*WHAT IS ASKED*
Repeat the listing that follows, character for character, minus the pictures.

* start *

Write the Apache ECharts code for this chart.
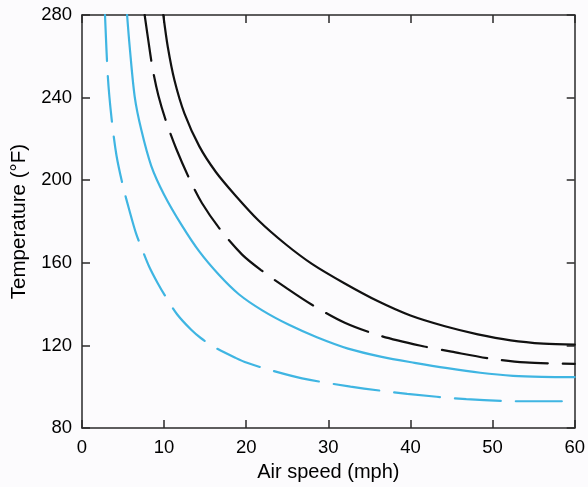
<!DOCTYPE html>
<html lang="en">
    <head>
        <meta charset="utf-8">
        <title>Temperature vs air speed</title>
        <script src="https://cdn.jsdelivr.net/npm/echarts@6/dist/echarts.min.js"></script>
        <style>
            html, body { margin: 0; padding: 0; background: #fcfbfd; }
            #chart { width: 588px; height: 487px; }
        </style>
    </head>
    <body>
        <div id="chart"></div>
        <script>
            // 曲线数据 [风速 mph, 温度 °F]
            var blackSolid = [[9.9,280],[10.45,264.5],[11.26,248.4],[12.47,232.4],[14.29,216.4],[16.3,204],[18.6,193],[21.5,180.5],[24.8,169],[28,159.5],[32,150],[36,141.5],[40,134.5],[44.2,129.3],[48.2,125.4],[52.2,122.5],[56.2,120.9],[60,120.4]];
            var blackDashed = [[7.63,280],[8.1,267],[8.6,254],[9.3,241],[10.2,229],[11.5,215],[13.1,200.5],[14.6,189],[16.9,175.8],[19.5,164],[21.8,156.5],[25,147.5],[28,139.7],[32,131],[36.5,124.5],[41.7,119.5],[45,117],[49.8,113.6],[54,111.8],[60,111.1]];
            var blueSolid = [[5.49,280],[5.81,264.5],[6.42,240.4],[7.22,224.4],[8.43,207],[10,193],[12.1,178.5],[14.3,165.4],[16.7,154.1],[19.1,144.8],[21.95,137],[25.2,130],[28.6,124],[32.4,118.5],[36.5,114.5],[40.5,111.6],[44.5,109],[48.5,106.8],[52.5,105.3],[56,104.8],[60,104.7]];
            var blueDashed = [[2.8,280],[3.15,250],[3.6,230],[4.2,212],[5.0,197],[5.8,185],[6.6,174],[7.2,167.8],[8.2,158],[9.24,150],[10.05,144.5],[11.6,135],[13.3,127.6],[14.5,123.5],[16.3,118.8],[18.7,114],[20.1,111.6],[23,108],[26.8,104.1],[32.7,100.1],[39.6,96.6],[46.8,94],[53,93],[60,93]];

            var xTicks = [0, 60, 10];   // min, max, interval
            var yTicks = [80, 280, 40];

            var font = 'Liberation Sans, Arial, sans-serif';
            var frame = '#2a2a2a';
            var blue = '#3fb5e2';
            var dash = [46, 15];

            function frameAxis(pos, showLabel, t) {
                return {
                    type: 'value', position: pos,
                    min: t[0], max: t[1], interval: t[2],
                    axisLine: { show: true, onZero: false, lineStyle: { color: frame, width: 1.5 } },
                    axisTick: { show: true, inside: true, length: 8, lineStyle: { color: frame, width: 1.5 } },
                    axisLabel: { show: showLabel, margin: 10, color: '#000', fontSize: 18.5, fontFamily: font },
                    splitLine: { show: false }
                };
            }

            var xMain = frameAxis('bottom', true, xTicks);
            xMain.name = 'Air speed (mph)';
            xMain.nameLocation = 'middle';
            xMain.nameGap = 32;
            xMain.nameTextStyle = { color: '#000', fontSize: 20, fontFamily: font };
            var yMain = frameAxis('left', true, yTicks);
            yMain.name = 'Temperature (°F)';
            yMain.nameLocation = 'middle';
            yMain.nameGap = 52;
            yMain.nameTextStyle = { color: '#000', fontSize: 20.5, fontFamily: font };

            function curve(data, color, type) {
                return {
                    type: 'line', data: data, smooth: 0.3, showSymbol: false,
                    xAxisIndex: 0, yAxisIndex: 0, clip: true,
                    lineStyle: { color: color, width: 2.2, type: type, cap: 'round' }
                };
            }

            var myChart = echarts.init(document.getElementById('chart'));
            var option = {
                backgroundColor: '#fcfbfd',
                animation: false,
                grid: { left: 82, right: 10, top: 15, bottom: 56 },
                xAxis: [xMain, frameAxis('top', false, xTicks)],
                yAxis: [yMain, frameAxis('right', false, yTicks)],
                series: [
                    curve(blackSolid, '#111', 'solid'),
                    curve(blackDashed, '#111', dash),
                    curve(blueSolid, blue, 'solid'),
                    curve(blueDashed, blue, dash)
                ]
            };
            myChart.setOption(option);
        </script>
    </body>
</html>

* end *

*RESULT OF THIS EXERCISE*
Write the Apache ECharts code for this chart.
<!DOCTYPE html>
<html lang="en">
    <head>
        <meta charset="utf-8">
        <title>Temperature vs air speed</title>
        <script src="https://cdn.jsdelivr.net/npm/echarts@6/dist/echarts.min.js"></script>
        <style>
            html, body { margin: 0; padding: 0; background: #fcfbfd; }
            #chart { width: 588px; height: 487px; }
        </style>
    </head>
    <body>
        <div id="chart"></div>
        <script>
            // 曲线数据 [风速 mph, 温度 °F]
            var blackSolid = [[9.9,280],[10.45,264.5],[11.26,248.4],[12.47,232.4],[14.29,216.4],[16.3,204],[18.6,193],[21.5,180.5],[24.8,169],[28,159.5],[32,150],[36,141.5],[40,134.5],[44.2,129.3],[48.2,125.4],[52.2,122.5],[56.2,120.9],[60,120.4]];
            var blackDashed = [[7.63,280],[8.1,267],[8.6,254],[9.3,241],[10.2,229],[11.5,215],[13.1,200.5],[14.6,189],[16.9,175.8],[19.5,164],[21.8,156.5],[25,147.5],[28,139.7],[32,131],[36.5,124.5],[41.7,119.5],[45,117],[49.8,113.6],[54,111.8],[60,111.1]];
            var blueSolid = [[5.49,280],[5.81,264.5],[6.42,240.4],[7.22,224.4],[8.43,207],[10,193],[12.1,178.5],[14.3,165.4],[16.7,154.1],[19.1,144.8],[21.95,137],[25.2,130],[28.6,124],[32.4,118.5],[36.5,114.5],[40.5,111.6],[44.5,109],[48.5,106.8],[52.5,105.3],[56,104.8],[60,104.7]];
            var blueDashed = [[2.8,280],[3.15,250],[3.6,230],[4.2,212],[5.0,197],[5.8,185],[6.6,174],[7.2,167.8],[8.2,158],[9.24,150],[10.05,144.5],[11.6,135],[13.3,127.6],[14.5,123.5],[16.3,118.8],[18.7,114],[20.1,111.6],[23,108],[26.8,104.1],[32.7,100.1],[39.6,96.6],[46.8,94],[53,93],[60,93]];

            var xTicks = [0, 60, 10];   // min, max, interval
            var yTicks = [80, 280, 40];

            var font = 'Liberation Sans, Arial, sans-serif';
            var frame = '#2a2a2a';
            var blue = '#3fb5e2';
            var dash = [46, 15];

            function frameAxis(pos, showLabel, t) {
                return {
                    type: 'value', position: pos,
                    min: t[0], max: t[1], interval: t[2],
                    axisLine: { show: true, onZero: false, lineStyle: { color: frame, width: 1.5 } },
                    axisTick: { show: true, inside: true, length: 8, lineStyle: { color: frame, width: 1.5 } },
                    axisLabel: { show: showLabel, margin: 10, color: '#000', fontSize: 18.5, fontFamily: font },
                    splitLine: { show: false }
                };
            }

            var xMain = frameAxis('bottom', true, xTicks);
            xMain.name = 'Air speed (mph)';
            xMain.nameLocation = 'middle';
            xMain.nameGap = 32;
            xMain.nameTextStyle = { color: '#000', fontSize: 20, fontFamily: font };
            var yMain = frameAxis('left', true, yTicks);
            yMain.name = 'Temperature (°F)';
            yMain.nameLocation = 'middle';
            yMain.nameGap = 52;
            yMain.nameTextStyle = { color: '#000', fontSize: 20.5, fontFamily: font };

            function curve(data, color, type) {
                return {
                    type: 'line', data: data, smooth: 0.3, showSymbol: false,
                    xAxisIndex: 0, yAxisIndex: 0, clip: true,
                    lineStyle: { color: color, width: 2.2, type: type, cap: 'round' }
                };
            }

            var myChart = echarts.init(document.getElementById('chart'));
            var option = {
                backgroundColor: '#fcfbfd',
                animation: false,
                grid: { left: 82, right: 10, top: 15, bottom: 56 },
                xAxis: [xMain, frameAxis('top', false, xTicks)],
                yAxis: [yMain, frameAxis('right', false, yTicks)],
                series: [
                    curve(blackSolid, '#111', 'solid'),
                    curve(blackDashed, '#111', dash),
                    curve(blueSolid, blue, 'solid'),
                    curve(blueDashed, blue, dash)
                ]
            };
            myChart.setOption(option);
        </script>
    </body>
</html>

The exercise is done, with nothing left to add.